Sachin Khedekar is most remembered for his impactful roles in films in Astitva (2000) and Bose: The Forgotten Hero (2005). The actor, who has largely restricted himself to Marathi cinema lately, says he’d like to see the regional industry flourish like Bollywood.
And as his upcoming film, Aajacha Divas Majha, approaches its release this week, he is concerned that the Ajay Devgn starrer Himmatwala, which hits theatres on the same day, might give his film tough competition. He speaks to us about his upcoming release, the Marathi film industry and more:
Why haven’t we seen you in more Hindi films?
They don’t have scope for supporting characters anymore. The kind of roles I used to do, heroine’s father or hero’s brother, used to be interesting. But they have stopped coming my way. For filmmakers, there’s always an Anupam Kher, a Rishi Kapoor or a Vinod Khanna to pick from; these are names I can’t fight. Now, I want to play lengthy roles in Hindi films. My friends keep offering me small parts but if you are a small actor in Bollywood and you are offered a smaller part, you feel even smaller.

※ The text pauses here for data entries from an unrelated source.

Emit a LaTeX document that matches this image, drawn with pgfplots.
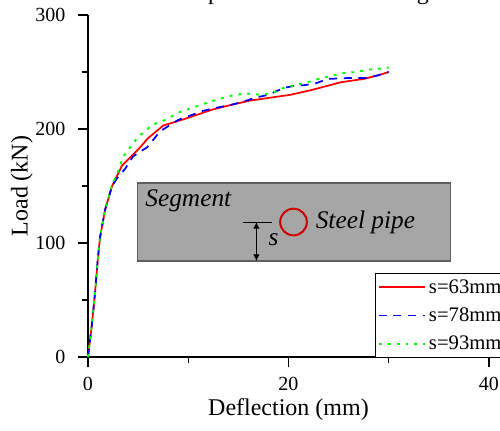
\documentclass[border=0pt]{standalone}
\usepackage{fontspec}
\setmainfont{Liberation Serif}
\usepackage{pgfplots}
\pgfplotsset{compat=1.18}
\usetikzlibrary{arrows.meta}
\definecolor{s63}{RGB}{255,0,0}
\definecolor{s78}{RGB}{0,0,255}
\definecolor{s93}{RGB}{0,255,0}
\definecolor{segfill}{RGB}{166,166,166}
\definecolor{segedge}{RGB}{95,95,95}
\definecolor{pipe}{RGB}{210,0,0}

\begin{document}
\begin{tikzpicture}
\begin{axis}[
    scale only axis, width=300.75pt, height=256.5pt,
    xmin=0, xmax=40, ymin=0, ymax=300,
    axis x line*=bottom, axis y line*=left,
    xtick={0,20,40}, minor xtick={10,30},
    ytick={0,100,200,300}, minor ytick={50,150,250},
    tick align=outside, major tick length=7.5pt, minor tick length=4.5pt,
    every tick/.style={black, line width=0.9pt},
    axis line style={line width=0.9pt},
    tick label style={font=\fontsize{15}{18}\selectfont},
    xticklabel style={yshift=-4pt},
    yticklabel style={xshift=-6pt},
    /pgf/number format/assume math mode=true,
    xlabel={Deflection (mm)}, ylabel={Load (kN)},
    label style={font=\fontsize{18}{22}\selectfont},
    xlabel style={at={(axis description cs:0.5,-0.155)}, anchor=center},
    ylabel style={at={(axis description cs:-0.165,0.5)}, anchor=center},
    legend style={at={(0.715,0.2457)}, anchor=north west, draw=black,
        line width=0.6pt, fill=white, font=\fontsize{15.5}{18}\selectfont,
        inner xsep=2pt, inner ysep=2.5pt, row sep=5.5pt},
    legend cell align=left,
    legend image code/.code={\draw[#1] (0pt,0pt) -- (35pt,0pt);},
    clip=false,
]
\coordinate (O) at (axis cs:0,0);

% inset sketch of the segment
\draw[segedge, fill=segfill, line width=0.8pt] (axis cs:4.9,84.2) rectangle (axis cs:36.2,152.6);
\node[anchor=west, inner sep=0pt, font=\itshape\fontsize{19}{22}\selectfont] at (axis cs:5.7,137) {Segment};
\draw[pipe, line width=1.5pt] (axis cs:20.5,118.4) circle[radius=10pt];
\node[anchor=west, inner sep=0pt, font=\itshape\fontsize{19}{22}\selectfont] at (axis cs:22.7,118.4) {Steel pipe};
\draw[line width=0.7pt] (axis cs:15.5,118.4) -- (axis cs:18.4,118.4);
\draw[{Latex[length=5pt,width=5pt]}-{Latex[length=5pt,width=5pt]}, line width=0.8pt]
    (axis cs:16.8,118.4) -- (axis cs:16.8,84.2);
\node[inner sep=0pt, font=\itshape\fontsize{19}{22}\selectfont] at (axis cs:18.5,102.5) {s};

\addplot[s63, line width=1.3pt] coordinates {
(0,0) (0.37,27) (0.7,56) (0.97,85) (1.2,105) (1.7,129) (2.4,150) (3.4,168)
(4.2,175) (5,182) (6.0,192) (7.5,203) (9.7,209) (12.4,217) (14.2,221)
(16.2,225) (18.2,227.5) (20.2,230) (22.2,234) (24.2,238.6) (25.2,241)
(27.5,243.9) (28.9,247) (30,250)};
\addlegendentry{s=63mm}

\addplot[s78, line width=1.3pt, dash pattern=on 6pt off 5pt] coordinates {
(0,0) (0.37,27) (0.7,56) (0.97,85) (1.2,105) (1.7,129) (2.4,150) (3.0,158)
(3.7,165) (4.5,176) (5.9,184) (7.2,198) (9.0,208) (11.5,216) (13,219)
(14.2,221) (15.5,224) (16.7,227.5) (18,230) (19.5,236) (20.5,237.7)
(21.7,238.6) (22.7,240) (23.9,243.9) (25.9,244.7) (27.7,244.7) (28.9,247) (30,250)};
\addlegendentry{s=78mm}

\addplot[s93, line width=1.4pt, dash pattern=on 2.2pt off 4.5pt] coordinates {
(0,0) (0.37,27) (0.7,56) (0.97,85) (1.2,105) (1.7,129) (2.4,151) (3.0,163)
(3.5,175.7) (4.2,184) (5,193) (6.4,203.5) (7.7,208) (9.2,215) (10.7,219.5)
(12.2,224) (13.7,228) (14.7,230) (15.9,231) (17.2,230) (18.4,231.6) (19.5,236)
(20.7,238.6) (21.9,241) (23,244) (24.2,246.5) (25.5,249) (26.7,250)
(27.9,252) (29.2,253) (30,254)};
\addlegendentry{s=93mm}
\end{axis}

\node[anchor=base east, inner sep=0pt, font=\fontsize{18}{22}\selectfont]
    at ([xshift=296.25pt, yshift=268.25pt]O) {to enhance the mechanical performance of the segment.};

\pgfresetboundingbox
\path[use as bounding box] ([xshift=-66pt, yshift=-55.5pt]O) rectangle ([xshift=309pt, yshift=267.75pt]O);
\end{tikzpicture}
\end{document}
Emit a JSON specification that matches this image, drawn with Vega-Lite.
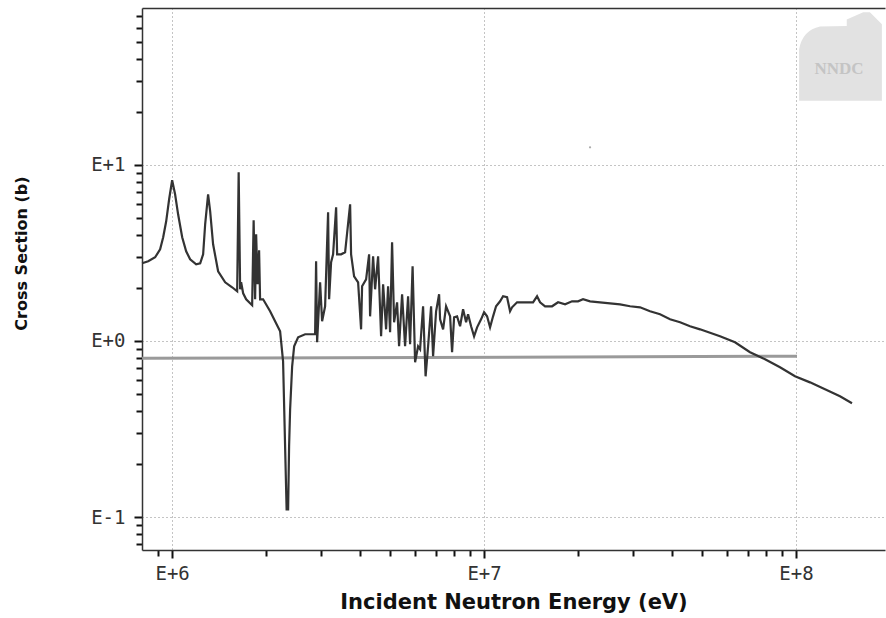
{
  "$schema": "https://vega.github.io/schema/vega-lite/v6.json",
  "width": 743,
  "height": 542,
  "autosize": {"type": "none"},
  "padding": {"left": 142, "top": 8, "right": 1, "bottom": 68},
  "background": "white",
  "config": {"view": {"stroke": null}},
  "datasets": {
    "curve": [
      {"E":801000,"xs":2.764},{"E":838000,"xs":2.837},{"E":882000,"xs":2.989},{"E":915000,"xs":3.319},{"E":936000,"xs":3.884},
      {"E":957000,"xs":4.787},{"E":978000,"xs":6.386},{"E":1000000,"xs":8.186},{"E":1022000,"xs":6.817},{"E":1045000,"xs":5.246},
      {"E":1077000,"xs":3.884},{"E":1109000,"xs":3.233},{"E":1142000,"xs":2.912},{"E":1194000,"xs":2.728},{"E":1230000,"xs":2.764},
      {"E":1257000,"xs":3.109},{"E":1276000,"xs":4.604},{"E":1304000,"xs":6.817},{"E":1324000,"xs":5.457},{"E":1353000,"xs":3.544},
      {"E":1404000,"xs":2.489},{"E":1479000,"xs":2.156},{"E":1557000,"xs":2.02},{"E":1616000,"xs":1.916},{"E":1634000,"xs":9.09},
      {"E":1652000,"xs":1.967},{"E":1664000,"xs":2.156},{"E":1689000,"xs":1.866},{"E":1727000,"xs":1.726},{"E":1778000,"xs":1.637},
      {"E":1805000,"xs":1.595},{"E":1825000,"xs":4.851},{"E":1845000,"xs":1.726},{"E":1859000,"xs":4.04},{"E":1879000,"xs":2.1},
      {"E":1900000,"xs":3.276},{"E":1914000,"xs":1.726},{"E":1957000,"xs":1.726},{"E":2061000,"xs":1.475},{"E":2138000,"xs":1.294},
      {"E":2219000,"xs":1.135},{"E":2268000,"xs":0.767},{"E":2302000,"xs":0.2522},{"E":2328000,"xs":0.1106},{"E":2354000,"xs":0.1106},
      {"E":2371000,"xs":0.2522},{"E":2389000,"xs":0.4091},{"E":2425000,"xs":0.7183},{"E":2461000,"xs":0.933},{"E":2534000,"xs":1.05},
      {"E":2669000,"xs":1.092},{"E":2873000,"xs":1.092},{"E":2894000,"xs":2.837},{"E":2916000,"xs":0.983},{"E":2981000,"xs":2.156},
      {"E":3025000,"xs":1.294},{"E":3093000,"xs":1.575},{"E":3162000,"xs":5.386},{"E":3186000,"xs":1.726},{"E":3233000,"xs":2.801},
      {"E":3281000,"xs":3.109},{"E":3355000,"xs":5.75},{"E":3380000,"xs":3.109},{"E":3481000,"xs":3.109},{"E":3585000,"xs":3.191},
      {"E":3720000,"xs":5.979},{"E":3747000,"xs":3.109},{"E":3831000,"xs":2.332},{"E":3946000,"xs":2.156},{"E":4034000,"xs":1.165},
      {"E":4064000,"xs":2.046},{"E":4186000,"xs":2.242},{"E":4280000,"xs":3.109},{"E":4311000,"xs":1.381},{"E":4408000,"xs":3.029},
      {"E":4473000,"xs":1.967},{"E":4574000,"xs":3.029},{"E":4676000,"xs":1.063},{"E":4746000,"xs":2.1},{"E":4852000,"xs":1.165},
      {"E":4924000,"xs":2.046},{"E":4997000,"xs":1.121},{"E":5071000,"xs":3.638},{"E":5147000,"xs":1.277},{"E":5262000,"xs":1.659},
      {"E":5340000,"xs":0.933},{"E":5460000,"xs":1.842},{"E":5582000,"xs":0.933},{"E":5707000,"xs":1.795},{"E":5792000,"xs":0.958},
      {"E":5900000,"xs":2.657},{"E":6010000,"xs":0.757},{"E":6144000,"xs":0.933},{"E":6236000,"xs":0.897},{"E":6375000,"xs":1.575},
      {"E":6494000,"xs":0.63},{"E":6615000,"xs":0.933},{"E":6763000,"xs":1.575},{"E":6864000,"xs":0.819},{"E":7018000,"xs":1.475},
      {"E":7175000,"xs":1.842},{"E":7228000,"xs":1.328},{"E":7390000,"xs":1.165},{"E":7555000,"xs":1.575},{"E":7782000,"xs":1.381},
      {"E":7897000,"xs":0.863},{"E":8015000,"xs":1.363},{"E":8194000,"xs":1.381},{"E":8377000,"xs":1.212},{"E":8565000,"xs":1.514},
      {"E":8757000,"xs":1.277},{"E":8887000,"xs":1.418},{"E":9086000,"xs":1.212},{"E":9289000,"xs":1.063},{"E":9498000,"xs":1.196},
      {"E":9781000,"xs":1.328},{"E":10000000,"xs":1.456},{"E":10224000,"xs":1.381},{"E":10453000,"xs":1.196},{"E":10687000,"xs":1.381},
      {"E":10926000,"xs":1.575},{"E":11254000,"xs":1.681},{"E":11506000,"xs":1.795},{"E":11851000,"xs":1.772},{"E":12115000,"xs":1.475},
      {"E":12295000,"xs":1.554},{"E":12757000,"xs":1.659},{"E":13335000,"xs":1.659},{"E":13735000,"xs":1.659},{"E":14356000,"xs":1.659},
      {"E":14786000,"xs":1.795},{"E":15118000,"xs":1.659},{"E":15687000,"xs":1.575},{"E":16520000,"xs":1.575},{"E":17268000,"xs":1.659},
      {"E":18184000,"xs":1.616},{"E":19144000,"xs":1.681},{"E":20011000,"xs":1.681},{"E":20764000,"xs":1.726},{"E":21865000,"xs":1.681},
      {"E":23535000,"xs":1.659},{"E":25343000,"xs":1.637},{"E":27285000,"xs":1.616},{"E":29377000,"xs":1.575},{"E":31623000,"xs":1.554},
      {"E":34045000,"xs":1.475},{"E":36657000,"xs":1.418},{"E":39459000,"xs":1.328},{"E":42490000,"xs":1.277},{"E":45736000,"xs":1.212},
      {"E":49240000,"xs":1.165},{"E":57070000,"xs":1.063},{"E":63754000,"xs":0.983},{"E":71223000,"xs":0.863},{"E":79571000,"xs":0.787},
      {"E":88870000,"xs":0.709},{"E":99260000,"xs":0.63},{"E":110880000,"xs":0.582},{"E":123870000,"xs":0.532},{"E":138380000,"xs":0.485},
      {"E":151180000,"xs":0.443}
    ],
    "gray": [
      {"E":801000,"xs":0.797},{"E":100740000,"xs":0.819}
    ],
    "logo": [{"E":138900000,"xs":41.2}],
    "logotext": [{"E":137350000,"xs":35.0,"t":"NNDC"}],
    "dot": [{"E":21865000,"xs":12.6}]
  },
  "encoding": {
    "y": {
      "field": "xs", "type": "quantitative",
      "scale": {"type": "log", "domain": [0.06494, 77.98], "nice": false},
      "axis": {
        "values": [0.07, 0.08, 0.09, 0.1, 0.2, 0.3, 0.4, 0.5, 0.6, 0.7, 0.8, 0.9, 1, 2, 3, 4, 5, 6, 7, 8, 9, 10, 20, 30, 40, 50, 60, 70],
        "labelExpr": "abs(log(datum.value)/LN10 - round(log(datum.value)/LN10)) < 0.000001 ? 'E' + (round(log(datum.value)/LN10) >= 0 ? '+' : '-') + abs(round(log(datum.value)/LN10)) : ''",
        "labelFont": "DejaVu Sans Mono", "labelFontSize": 19, "labelColor": "#333", "labelPadding": 9, "labelOverlap": false, "labelFlush": false,
        "tickColor": "#111", "tickWidth": 2,
        "tickSize": {"condition": {"test": "abs(log(datum.value)/LN10 - round(log(datum.value)/LN10)) < 0.000001", "value": 8}, "value": 6},
        "domainColor": "#333", "domainWidth": 1.5,
        "grid": true, "gridColor": "#888", "gridDash": [1, 3], "gridWidth": 1,
        "gridOpacity": {"condition": {"test": "abs(log(datum.value)/LN10 - round(log(datum.value)/LN10)) < 0.000001", "value": 1}, "value": 0},
        "title": "Cross Section (b)", "titleFont": "DejaVu Sans", "titleFontSize": 16, "titleFontWeight": "bold", "titleColor": "#111",
        "titleX": -121, "titleY": 245, "titleAngle": -90, "titleAlign": "center", "titleBaseline": "middle"
      }
    }
  },
  "layer": [
    {
      "data": {"name": "logo"},
      "mark": {"type": "point", "shape": "M-0.93,0.99 L-0.93,-0.17 Q-0.85,-0.6 -0.46,-0.68 L0.14,-0.69 L0.14,-0.84 L0.51,-1 L0.66,-1 L0.93,-0.73 L0.93,0.99 Z", "filled": true, "size": 7921, "color": "#e2e2e2", "opacity": 1},
      "encoding": {
        "x": {"field": "E", "type": "quantitative", "scale": {"type": "log", "domain": [800500, 192900000], "nice": false}, "axis": null}
      }
    },
    {
      "data": {"name": "logotext"},
      "mark": {"type": "text", "font": "Liberation Serif", "fontSize": 17, "fontWeight": "bold", "color": "#c4c4c4", "align": "center", "baseline": "middle"},
      "encoding": {
        "x": {"field": "E", "type": "quantitative", "axis": null},
        "text": {"field": "t"}
      }
    },
    {
      "data": {"name": "gray"},
      "mark": {"type": "line", "color": "#9a9a9a", "strokeWidth": 3},
      "encoding": {
        "x": {"field": "E", "type": "quantitative", "axis": {"orient": "top", "labels": false, "ticks": false, "grid": false, "title": null, "domainColor": "#333", "domainWidth": 1.5}}
      }
    },
    {
      "data": {"name": "dot"},
      "mark": {"type": "point", "filled": true, "size": 5, "color": "#aaaaaa", "opacity": 1},
      "encoding": {
        "x": {"field": "E", "type": "quantitative", "axis": null}
      }
    },
    {
      "data": {"name": "curve"},
      "mark": {"type": "line", "color": "#333333", "strokeWidth": 2.2},
      "encoding": {
        "x": {
          "field": "E", "type": "quantitative",
          "axis": {
            "orient": "bottom",
            "values": [800000, 900000, 1000000, 2000000, 3000000, 4000000, 5000000, 6000000, 7000000, 8000000, 9000000, 10000000, 20000000, 30000000, 40000000, 50000000, 60000000, 70000000, 80000000, 90000000, 100000000],
            "labelExpr": "abs(log(datum.value)/LN10 - round(log(datum.value)/LN10)) < 0.000001 ? 'E' + (round(log(datum.value)/LN10) >= 0 ? '+' : '-') + abs(round(log(datum.value)/LN10)) : ''",
            "labelFont": "DejaVu Sans Mono", "labelFontSize": 19, "labelColor": "#333", "labelPadding": 6, "labelOverlap": false, "labelFlush": false,
            "tickColor": "#111", "tickWidth": 2,
            "tickSize": {"condition": {"test": "abs(log(datum.value)/LN10 - round(log(datum.value)/LN10)) < 0.000001", "value": 8}, "value": 6},
            "domainColor": "#333", "domainWidth": 1.5,
            "grid": true, "gridColor": "#888", "gridDash": [1, 3], "gridWidth": 1,
            "gridOpacity": {"condition": {"test": "abs(log(datum.value)/LN10 - round(log(datum.value)/LN10)) < 0.000001", "value": 1}, "value": 0},
            "title": "Incident Neutron Energy (eV)", "titleFont": "DejaVu Sans", "titleFontSize": 21, "titleFontWeight": "bold", "titleColor": "#111", "titlePadding": 8
          }
        }
      }
    }
  ],
  "resolve": {"axis": {"x": "independent"}}
}
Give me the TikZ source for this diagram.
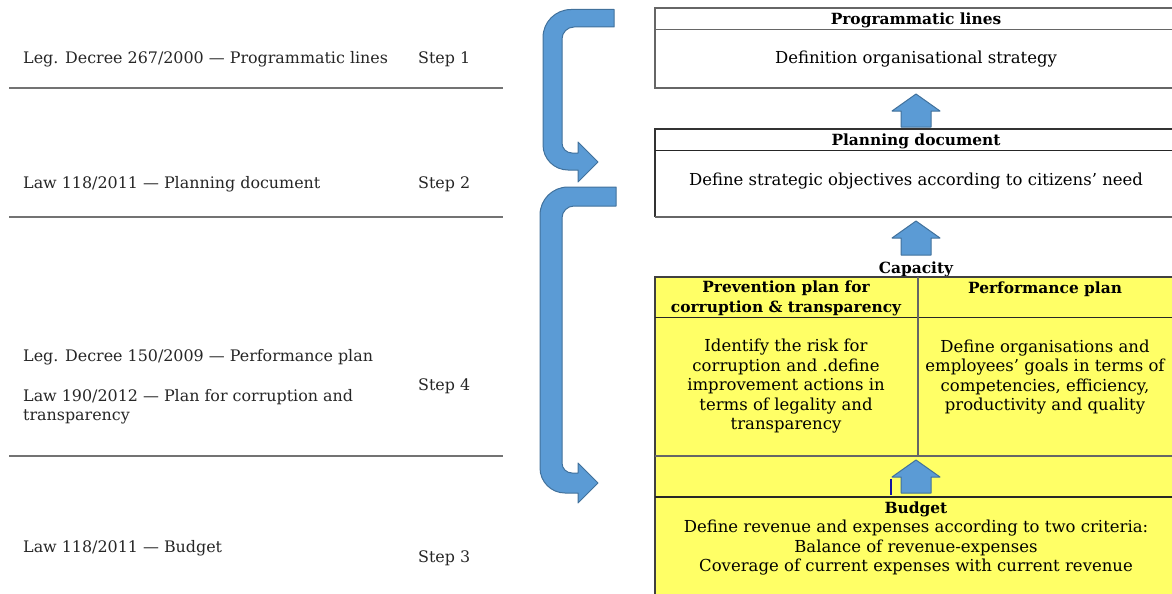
\documentclass[tikz,border=0pt]{standalone}
\usepackage{fontspec}
\setmainfont{DejaVu Serif}
\definecolor{ayellow}{RGB}{255,255,102}
\definecolor{afill}{RGB}{91,155,213}
\definecolor{aborder}{RGB}{65,113,156}
\definecolor{tick}{RGB}{20,20,160}
\begin{document}
\begin{tikzpicture}[x=1pt,y=-1pt,
  txt/.style={font=\fontsize{16.5}{19.5}\selectfont, inner sep=0pt, align=center},
  hdr/.style={font=\fontsize{15.4}{19.5}\selectfont\bfseries, inner sep=0pt, align=center},
  ltxt/.style={font=\fontsize{15.9}{19.5}\selectfont, inner sep=0pt, anchor=west, align=left, text=black!85},
  boxline/.style={draw=black!60, line width=1.2pt},
  rulesep/.style={draw=black!55, line width=1.3pt},
  blockarrow/.style={fill=afill, draw=aborder, line width=1pt, line join=round}]

\useasboundingbox (0,0) rectangle (1172,594);
\clip (0,0) rectangle (1172,594);

% ---------- left column ----------
\draw[rulesep] (9,88) -- (503,88);
\draw[rulesep] (9,217) -- (503,217);
\draw[rulesep] (9,456) -- (503,456);

\node[ltxt] (l1) at (23,59) {Leg. Decree 267/2000 — Programmatic lines};
\node[ltxt] (s1) at (418,59) {Step 1};
\node[ltxt] (l2) at (23,184) {Law 118/2011 — Planning document};
\node[ltxt] (s2) at (418,184) {Step 2};
\node[ltxt] (l3) at (23,357) {Leg. Decree 150/2009 — Performance plan};
\node[ltxt] (l4) at (23,406.5) {Law 190/2012 — Plan for corruption and\\transparency};
\node[ltxt] (s4) at (418,386) {Step 4};
\node[ltxt] (l5) at (23,548) {Law 118/2011 — Budget};
\node[ltxt] (s3) at (418,558) {Step 3};

% ---------- curved arrows ----------
\draw[blockarrow] (614,9.5) -- (571,9.5) .. controls (555.5,9.5) and (543,22) .. (543,37.5)
  -- (543,145) .. controls (543,158.8) and (554.2,170) .. (568,170)
  -- (578,170) -- (578,182) -- (598,162) -- (578,142) -- (578,153)
  -- (572,153) .. controls (566.5,153) and (562,148.5) .. (562,143)
  -- (562,39) .. controls (562,32.4) and (567.4,27) .. (574,27) -- (614,27) -- cycle;

\draw[blockarrow] (616,187) -- (568,187) .. controls (552.5,187) and (540,199.5) .. (540,215)
  -- (540,468) .. controls (540,481.8) and (551.2,493) .. (565,493)
  -- (578,493) -- (578,503) -- (598,483) -- (578,463) -- (578,473)
  -- (572,473) .. controls (566.5,473) and (562,468.5) .. (562,463)
  -- (562,218) .. controls (562,211.4) and (567.4,206) .. (574,206) -- (616,206) -- cycle;

% ---------- box 1 ----------
\draw[boxline] (1180,8) -- (655,8) -- (655,88) -- (1180,88);
\draw[boxline] (655,29.5) -- (1180,29.5);
\node[hdr] (h1) at (916,20) {Programmatic lines};
\node[txt] (b1) at (916,59) {Definition organisational strategy};

% up arrow 1
\draw[blockarrow] (901,127) -- (901,111) -- (892,111) -- (916,94) -- (940,111) -- (931,111) -- (931,127) -- cycle;

% ---------- box 2 ----------
\draw[draw=black!80, line width=1.2pt] (1180,129) -- (655,129) -- (655,217);
\draw[draw=black!85, line width=1.2pt] (655,150.5) -- (1180,150.5);
\draw[boxline] (655,217) -- (1180,217);
\node[hdr] (h2) at (916,141) {Planning document};
\node[txt] (b2) at (916,181) {Define strategic objectives according to citizens’ need};

% up arrow 2
\draw[blockarrow] (901,255) -- (901,238) -- (892,238) -- (916,221) -- (940,238) -- (931,238) -- (931,255) -- cycle;

\node[hdr] (cap) at (916,269) {Capacity};

% ---------- yellow block ----------
\fill[ayellow] (655,277) rectangle (1180,600);
\draw[draw=black!75, line width=1.2pt] (655,600) -- (655,277) -- (1180,277);
\draw[draw=black!85, line width=1.2pt] (655,317.5) -- (1180,317.5);
\draw[draw=black!60, line width=1.2pt] (655,456) -- (1180,456);
\draw[draw=black!85, line width=1.2pt] (655,497) -- (1180,497);
\draw[draw=black!60, line width=1.2pt] (918,277) -- (918,456);

\node[hdr] (hp) at (786,298.5) {Prevention plan for\\corruption \& transparency};
\node[hdr] (hq) at (1045,289) {Performance plan};
\node[txt] (bp) at (786,386.5) {Identify the risk for\\corruption and .define\\improvement actions in\\terms of legality and\\transparency};
\node[txt] (bq) at (1045,377) {Define organisations and\\employees’ goals in terms of\\competencies, efficiency,\\productivity and quality};

% up arrow 3
\draw[blockarrow] (901,493) -- (901,477) -- (892,477) -- (916,460) -- (940,477) -- (931,477) -- (931,493) -- cycle;
\draw[tick, line width=1.5pt] (891,479) -- (891,495);

\node[hdr] (hb) at (916,509) {Budget};
\node[txt] (bb) at (916,548) {Define revenue and expenses according to two criteria:\\Balance of revenue-expenses\\Coverage of current expenses with current revenue};
\end{tikzpicture}
\end{document}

How do you strike a balance between Bollywood and Marathi cinema?
I never dwelled in one particular genre. For me, variety is the essence. There is a constant hunger for doing something new with different people.
Is there contentment among Marathi actors and filmmakers?
No. There’s a great discontent. We want to improve the budgets and attract a larger audience. Marathi filmmakers face tough competition from Hindi films. This is why we try to make films that are content-based.
How has your journey been so far, both in Marathi and Hindi films?
It’s been wonderful. I am essentially a Marathi theatre actor. I have always changed mediums and languages in search of an audience which is the only selfish motive I know, as an actor. I have worked in five languages and have tried to maintain the quality of my work, if not quantity.
How is Marathi cinema different from Bollywood?
They are completely different. Over the years, we have seen a lot of changes in Marathi cinema. We used to make around 20-25 films earlier; now we make about 70 films. The subjects are completely different. If you see all the successful Marathi films made in the last five years, you will see that no two films are similar.
Does the Marathi film industry pay well?
We put in about one crore and try to recover it. On the other hand, the Hindi film industry is like a megalomaniac; it fetches up to R200 crore. Their films are made on a large scale and cater to the lowest common denominator. They are full of stupidity, comprising of item numbers, fights, drama sequences, followed by a few songs. It’s a star-driven industry that cannot change.